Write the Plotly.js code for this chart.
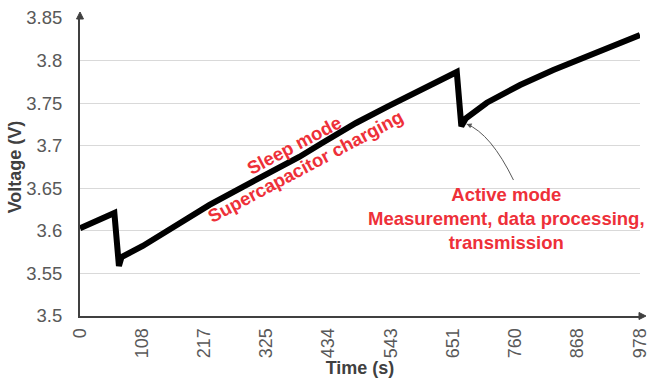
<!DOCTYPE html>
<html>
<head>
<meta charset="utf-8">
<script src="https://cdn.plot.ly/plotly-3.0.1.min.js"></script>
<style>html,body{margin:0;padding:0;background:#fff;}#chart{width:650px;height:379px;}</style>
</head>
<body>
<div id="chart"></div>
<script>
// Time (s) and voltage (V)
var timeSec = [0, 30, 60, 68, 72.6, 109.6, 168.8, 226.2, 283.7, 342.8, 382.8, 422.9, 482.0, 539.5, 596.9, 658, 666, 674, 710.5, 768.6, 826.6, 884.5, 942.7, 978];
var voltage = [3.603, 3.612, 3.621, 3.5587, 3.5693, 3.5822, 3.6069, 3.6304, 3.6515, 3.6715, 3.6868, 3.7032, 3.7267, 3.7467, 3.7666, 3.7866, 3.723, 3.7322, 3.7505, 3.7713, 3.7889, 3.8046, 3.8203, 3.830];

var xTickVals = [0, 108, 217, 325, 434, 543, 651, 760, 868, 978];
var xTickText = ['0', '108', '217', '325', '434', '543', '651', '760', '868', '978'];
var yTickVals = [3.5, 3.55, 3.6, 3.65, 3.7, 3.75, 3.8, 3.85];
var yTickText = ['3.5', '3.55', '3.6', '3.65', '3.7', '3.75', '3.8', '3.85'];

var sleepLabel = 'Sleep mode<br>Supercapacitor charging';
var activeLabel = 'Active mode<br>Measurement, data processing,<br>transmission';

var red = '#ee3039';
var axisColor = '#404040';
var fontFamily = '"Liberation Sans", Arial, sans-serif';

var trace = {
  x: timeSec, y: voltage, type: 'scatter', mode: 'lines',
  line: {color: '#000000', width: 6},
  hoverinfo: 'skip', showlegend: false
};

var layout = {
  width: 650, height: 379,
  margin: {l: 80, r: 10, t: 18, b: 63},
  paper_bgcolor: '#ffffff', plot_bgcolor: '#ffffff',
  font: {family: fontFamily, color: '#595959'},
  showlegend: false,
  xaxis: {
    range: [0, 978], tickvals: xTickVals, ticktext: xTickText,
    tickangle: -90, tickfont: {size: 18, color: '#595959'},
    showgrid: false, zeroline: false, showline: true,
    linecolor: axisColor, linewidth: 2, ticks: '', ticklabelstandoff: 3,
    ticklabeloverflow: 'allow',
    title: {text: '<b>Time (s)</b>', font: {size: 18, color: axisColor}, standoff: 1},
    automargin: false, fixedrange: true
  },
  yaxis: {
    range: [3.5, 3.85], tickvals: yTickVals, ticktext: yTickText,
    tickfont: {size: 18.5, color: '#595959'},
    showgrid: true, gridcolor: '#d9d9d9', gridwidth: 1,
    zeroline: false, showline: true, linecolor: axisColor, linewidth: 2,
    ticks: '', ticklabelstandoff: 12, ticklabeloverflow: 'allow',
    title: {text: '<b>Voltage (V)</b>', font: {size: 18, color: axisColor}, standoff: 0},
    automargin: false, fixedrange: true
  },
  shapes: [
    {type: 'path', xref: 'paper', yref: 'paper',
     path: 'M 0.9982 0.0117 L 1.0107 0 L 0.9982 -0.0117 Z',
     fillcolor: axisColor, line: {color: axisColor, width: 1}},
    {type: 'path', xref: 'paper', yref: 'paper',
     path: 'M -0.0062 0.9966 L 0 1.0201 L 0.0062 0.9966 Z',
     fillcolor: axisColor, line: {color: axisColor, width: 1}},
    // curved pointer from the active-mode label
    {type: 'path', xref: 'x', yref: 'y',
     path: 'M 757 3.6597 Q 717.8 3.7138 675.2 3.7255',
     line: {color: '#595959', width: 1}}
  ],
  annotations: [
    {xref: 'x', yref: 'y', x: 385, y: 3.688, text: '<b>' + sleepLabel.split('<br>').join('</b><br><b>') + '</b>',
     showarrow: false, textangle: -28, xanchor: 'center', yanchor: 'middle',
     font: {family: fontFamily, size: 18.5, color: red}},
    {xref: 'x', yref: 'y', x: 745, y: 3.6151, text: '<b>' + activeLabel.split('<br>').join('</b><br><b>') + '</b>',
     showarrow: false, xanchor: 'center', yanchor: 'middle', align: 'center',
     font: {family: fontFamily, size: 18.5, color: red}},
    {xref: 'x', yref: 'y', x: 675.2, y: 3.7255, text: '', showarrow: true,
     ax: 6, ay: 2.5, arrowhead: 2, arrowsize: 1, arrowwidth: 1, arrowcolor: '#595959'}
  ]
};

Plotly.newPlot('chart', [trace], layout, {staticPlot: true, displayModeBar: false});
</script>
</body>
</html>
····················
◆ Description of the task ◆
Repeat, with no pictures, each line from the beginning of the data through the line containing "3.8046, 3.8203, 3.830];", inclusive.

◆ Answer to this task ◆
Write the Plotly.js code for this chart.
<!DOCTYPE html>
<html>
<head>
<meta charset="utf-8">
<script src="https://cdn.plot.ly/plotly-3.0.1.min.js"></script>
<style>html,body{margin:0;padding:0;background:#fff;}#chart{width:650px;height:379px;}</style>
</head>
<body>
<div id="chart"></div>
<script>
// Time (s) and voltage (V)
var timeSec = [0, 30, 60, 68, 72.6, 109.6, 168.8, 226.2, 283.7, 342.8, 382.8, 422.9, 482.0, 539.5, 596.9, 658, 666, 674, 710.5, 768.6, 826.6, 884.5, 942.7, 978];
var voltage = [3.603, 3.612, 3.621, 3.5587, 3.5693, 3.5822, 3.6069, 3.6304, 3.6515, 3.6715, 3.6868, 3.7032, 3.7267, 3.7467, 3.7666, 3.7866, 3.723, 3.7322, 3.7505, 3.7713, 3.7889, 3.8046, 3.8203, 3.830];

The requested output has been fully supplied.